**TO DO:**
Repeat what the lines below say, word for word, and skip every image.

═════ RECORDED INFORMATION ═════

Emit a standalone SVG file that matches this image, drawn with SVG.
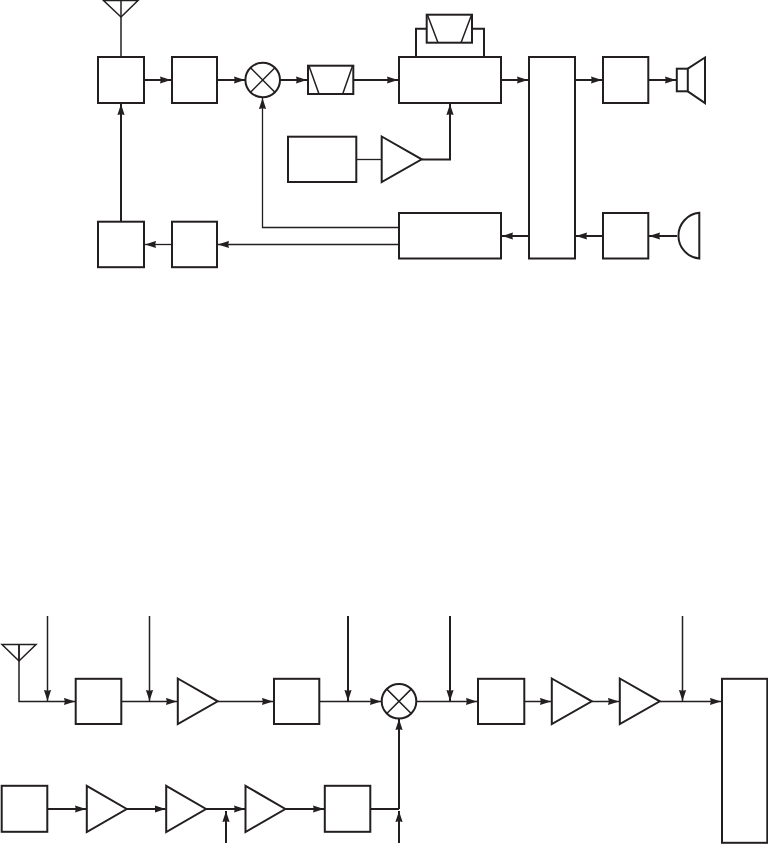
<svg xmlns="http://www.w3.org/2000/svg" width="768" height="844" viewBox="0 0 768 844">
<style>
.s{fill:#fff;stroke:#231f20;stroke-width:2}
.o{fill:none;stroke:#231f20;stroke-width:2}
.t{fill:none;stroke:#231f20;stroke-width:1.3}
.m{fill:none;stroke:#231f20;stroke-width:1.5}
.h{fill:none;stroke:#231f20;stroke-width:2}
.a{marker-end:url(#ah)}
</style>
<defs>
<marker id="ah" markerUnits="userSpaceOnUse" markerWidth="12" markerHeight="8" refX="11" refY="4" orient="auto" viewBox="0 0 12 8"><path d="M0,0.4 L11,4 L0,7.6 L0.8,4 Z" fill="#231f20"/></marker>
</defs>
<g id="connectors">
<path class="m" d="M121,17V57"/>
<path class="h a" d="M144,80H171"/>
<path class="h a" d="M217,80H245"/>
<path class="h a" d="M280,80H307"/>
<path class="h a" d="M353,80H398"/>
<path class="h a" d="M501,80H528"/>
<path class="h a" d="M575,80H602"/>
<path class="h a" d="M648,80H676"/>
<path class="h" d="M416,57V28.7H427M472,28.7H484V57"/>
<path class="t" d="M356,159.5H381.5"/>
<path class="h a" d="M421.5,159.5H450V104"/>
<path class="t a" d="M399,227.5H262.5V98"/>
<path class="t a" d="M399,244.5H218"/>
<path class="t a" d="M172,244.5H145"/>
<path class="h a" d="M121,222V104"/>
<path class="h a" d="M529,236H502"/>
<path class="h a" d="M603,236H576"/>
<path class="h a" d="M677,236H649"/>

<path class="m a" d="M19,644.5V701.5H75"/>
<path class="m a" d="M47.5,616V701"/>
<path class="m a" d="M122,701.5H177"/>
<path class="m a" d="M149.5,616V701"/>
<path class="m a" d="M218,701.5H273"/>
<path class="m a" d="M319.5,701.5H381"/>
<path class="h a" d="M348,616V701"/>
<path class="m a" d="M416.5,701.5H477"/>
<path class="h a" d="M450,616V701"/>
<path class="m a" d="M524.5,701.5H551"/>
<path class="m a" d="M592,701.5H619"/>
<path class="m a" d="M660,701.5H721"/>
<path class="m a" d="M682.5,616V701"/>
<path class="h a" d="M47.5,809H86"/>
<path class="h a" d="M127,809H165.5"/>
<path class="h a" d="M206,809H245"/>
<path class="h a" d="M226,843V811"/>
<path class="h a" d="M285.5,809H324"/>
<path class="h" d="M370.5,809H399"/>
<path class="h a" d="M399,809V719"/>
<path class="h a" d="M399,843V811"/>
</g>
<g id="antenna-top"><path class="m" d="M103.5,0.5H138L121,17Z"/><path class="m" d="M121,0.5V17"/></g>
<g id="duplexer"><rect class="s" x="98" y="57" width="46" height="46"/></g>
<g id="box-rx-amp"><rect class="s" x="172" y="57" width="45" height="46"/></g>
<g id="mixer-top"><circle class="s" cx="262.7" cy="80" r="17.3"/><path class="m" d="M250.5,67.8L274.9,92.2M274.9,67.8L250.5,92.2"/></g>
<g id="filter-if"><rect class="s" x="308" y="65.7" width="45.3" height="28.3"/><path class="m" d="M309,66L319,94M352.5,66L342.7,94"/></g>
<g id="demod"><rect class="s" x="399" y="57" width="102" height="46"/></g>
<g id="filter-top"><rect class="s" x="426.7" y="14.7" width="45.3" height="28"/><path class="m" d="M427.5,15L438,42.7M471.5,15L461,42.7"/></g>
<g id="baseband"><rect class="s" x="529" y="57" width="46" height="201.5"/></g>
<g id="box-audio-out"><rect class="s" x="603" y="57" width="45.3" height="46"/></g>
<g id="speaker"><rect class="s" x="676.8" y="68.7" width="11" height="22.6"/><path class="o" d="M687.8,68.7L705,57.5V103L687.8,91.3"/></g>
<g id="osc"><rect class="s" x="288" y="136.7" width="68.3" height="45.3"/></g>
<g id="amp-osc"><path class="s" d="M381.7,136.5L421.7,159.3L381.7,182Z"/></g>
<g id="modulator"><rect class="s" x="399" y="213" width="102" height="45.5"/></g>
<g id="box-audio-in"><rect class="s" x="603" y="213" width="45.3" height="45.5"/></g>
<g id="mic"><path class="o" d="M699.3,212.8A23,23 0 0 0 699.3,258.6Z"/></g>
<g id="box-tx-left"><rect class="s" x="98" y="221.7" width="46" height="45.5"/></g>
<g id="box-tx-mid"><rect class="s" x="172" y="221.7" width="45" height="45.5"/></g>

<g id="antenna-bottom"><path class="m" d="M2,644.5H36L19,661Z"/><path class="m" d="M19,644.5V661"/></g>
<g id="box-a"><rect class="s" x="75.7" y="678.8" width="45.6" height="45.2"/></g>
<g id="amp-a"><path class="s" d="M177.8,678.5L217.7,701.3L177.8,724Z"/></g>
<g id="box-b"><rect class="s" x="274" y="678.8" width="45.3" height="45.2"/></g>
<g id="mixer-bottom"><circle class="s" cx="399" cy="701.3" r="17.3"/><path class="m" d="M386.8,689.1L411.2,713.5M411.2,689.1L386.8,713.5"/></g>
<g id="box-c"><rect class="s" x="478" y="678.8" width="46.3" height="45.2"/></g>
<g id="amp-b"><path class="s" d="M551.8,678.5L591.8,701.3L551.8,724Z"/></g>
<g id="amp-c"><path class="s" d="M619.8,678.5L659.8,701.3L619.8,724Z"/></g>
<g id="box-tall"><rect class="s" x="722" y="678.8" width="45.3" height="164"/></g>
<g id="box-d"><rect class="s" x="1.7" y="785.8" width="45.6" height="46"/></g>
<g id="amp-d"><path class="s" d="M86.8,785.8L126.7,809L86.8,832Z"/></g>
<g id="amp-e"><path class="s" d="M166.2,785.8L206,809L166.2,832Z"/></g>
<g id="amp-f"><path class="s" d="M245.5,785.8L285.3,809L245.5,832Z"/></g>
<g id="box-e"><rect class="s" x="324.8" y="785.8" width="45.5" height="46"/></g>
</svg>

═════

**WRITTEN SOLUTION:**
Emit a standalone SVG file that matches this image, drawn with SVG.
<svg xmlns="http://www.w3.org/2000/svg" width="768" height="844" viewBox="0 0 768 844">
<style>
.s{fill:#fff;stroke:#231f20;stroke-width:2}
.o{fill:none;stroke:#231f20;stroke-width:2}
.t{fill:none;stroke:#231f20;stroke-width:1.3}
.m{fill:none;stroke:#231f20;stroke-width:1.5}
.h{fill:none;stroke:#231f20;stroke-width:2}
.a{marker-end:url(#ah)}
</style>
<defs>
<marker id="ah" markerUnits="userSpaceOnUse" markerWidth="12" markerHeight="8" refX="11" refY="4" orient="auto" viewBox="0 0 12 8"><path d="M0,0.4 L11,4 L0,7.6 L0.8,4 Z" fill="#231f20"/></marker>
</defs>
<g id="connectors">
<path class="m" d="M121,17V57"/>
<path class="h a" d="M144,80H171"/>
<path class="h a" d="M217,80H245"/>
<path class="h a" d="M280,80H307"/>
<path class="h a" d="M353,80H398"/>
<path class="h a" d="M501,80H528"/>
<path class="h a" d="M575,80H602"/>
<path class="h a" d="M648,80H676"/>
<path class="h" d="M416,57V28.7H427M472,28.7H484V57"/>
<path class="t" d="M356,159.5H381.5"/>
<path class="h a" d="M421.5,159.5H450V104"/>
<path class="t a" d="M399,227.5H262.5V98"/>
<path class="t a" d="M399,244.5H218"/>
<path class="t a" d="M172,244.5H145"/>
<path class="h a" d="M121,222V104"/>
<path class="h a" d="M529,236H502"/>
<path class="h a" d="M603,236H576"/>
<path class="h a" d="M677,236H649"/>

<path class="m a" d="M19,644.5V701.5H75"/>
<path class="m a" d="M47.5,616V701"/>
<path class="m a" d="M122,701.5H177"/>
<path class="m a" d="M149.5,616V701"/>
<path class="m a" d="M218,701.5H273"/>
<path class="m a" d="M319.5,701.5H381"/>
<path class="h a" d="M348,616V701"/>
<path class="m a" d="M416.5,701.5H477"/>
<path class="h a" d="M450,616V701"/>
<path class="m a" d="M524.5,701.5H551"/>
<path class="m a" d="M592,701.5H619"/>
<path class="m a" d="M660,701.5H721"/>
<path class="m a" d="M682.5,616V701"/>
<path class="h a" d="M47.5,809H86"/>
<path class="h a" d="M127,809H165.5"/>
<path class="h a" d="M206,809H245"/>
<path class="h a" d="M226,843V811"/>
<path class="h a" d="M285.5,809H324"/>
<path class="h" d="M370.5,809H399"/>
<path class="h a" d="M399,809V719"/>
<path class="h a" d="M399,843V811"/>
</g>
<g id="antenna-top"><path class="m" d="M103.5,0.5H138L121,17Z"/><path class="m" d="M121,0.5V17"/></g>
<g id="duplexer"><rect class="s" x="98" y="57" width="46" height="46"/></g>
<g id="box-rx-amp"><rect class="s" x="172" y="57" width="45" height="46"/></g>
<g id="mixer-top"><circle class="s" cx="262.7" cy="80" r="17.3"/><path class="m" d="M250.5,67.8L274.9,92.2M274.9,67.8L250.5,92.2"/></g>
<g id="filter-if"><rect class="s" x="308" y="65.7" width="45.3" height="28.3"/><path class="m" d="M309,66L319,94M352.5,66L342.7,94"/></g>
<g id="demod"><rect class="s" x="399" y="57" width="102" height="46"/></g>
<g id="filter-top"><rect class="s" x="426.7" y="14.7" width="45.3" height="28"/><path class="m" d="M427.5,15L438,42.7M471.5,15L461,42.7"/></g>
<g id="baseband"><rect class="s" x="529" y="57" width="46" height="201.5"/></g>
<g id="box-audio-out"><rect class="s" x="603" y="57" width="45.3" height="46"/></g>
<g id="speaker"><rect class="s" x="676.8" y="68.7" width="11" height="22.6"/><path class="o" d="M687.8,68.7L705,57.5V103L687.8,91.3"/></g>
<g id="osc"><rect class="s" x="288" y="136.7" width="68.3" height="45.3"/></g>
<g id="amp-osc"><path class="s" d="M381.7,136.5L421.7,159.3L381.7,182Z"/></g>
<g id="modulator"><rect class="s" x="399" y="213" width="102" height="45.5"/></g>
<g id="box-audio-in"><rect class="s" x="603" y="213" width="45.3" height="45.5"/></g>
<g id="mic"><path class="o" d="M699.3,212.8A23,23 0 0 0 699.3,258.6Z"/></g>
<g id="box-tx-left"><rect class="s" x="98" y="221.7" width="46" height="45.5"/></g>
<g id="box-tx-mid"><rect class="s" x="172" y="221.7" width="45" height="45.5"/></g>

<g id="antenna-bottom"><path class="m" d="M2,644.5H36L19,661Z"/><path class="m" d="M19,644.5V661"/></g>
<g id="box-a"><rect class="s" x="75.7" y="678.8" width="45.6" height="45.2"/></g>
<g id="amp-a"><path class="s" d="M177.8,678.5L217.7,701.3L177.8,724Z"/></g>
<g id="box-b"><rect class="s" x="274" y="678.8" width="45.3" height="45.2"/></g>
<g id="mixer-bottom"><circle class="s" cx="399" cy="701.3" r="17.3"/><path class="m" d="M386.8,689.1L411.2,713.5M411.2,689.1L386.8,713.5"/></g>
<g id="box-c"><rect class="s" x="478" y="678.8" width="46.3" height="45.2"/></g>
<g id="amp-b"><path class="s" d="M551.8,678.5L591.8,701.3L551.8,724Z"/></g>
<g id="amp-c"><path class="s" d="M619.8,678.5L659.8,701.3L619.8,724Z"/></g>
<g id="box-tall"><rect class="s" x="722" y="678.8" width="45.3" height="164"/></g>
<g id="box-d"><rect class="s" x="1.7" y="785.8" width="45.6" height="46"/></g>
<g id="amp-d"><path class="s" d="M86.8,785.8L126.7,809L86.8,832Z"/></g>
<g id="amp-e"><path class="s" d="M166.2,785.8L206,809L166.2,832Z"/></g>
<g id="amp-f"><path class="s" d="M245.5,785.8L285.3,809L245.5,832Z"/></g>
<g id="box-e"><rect class="s" x="324.8" y="785.8" width="45.5" height="46"/></g>
</svg>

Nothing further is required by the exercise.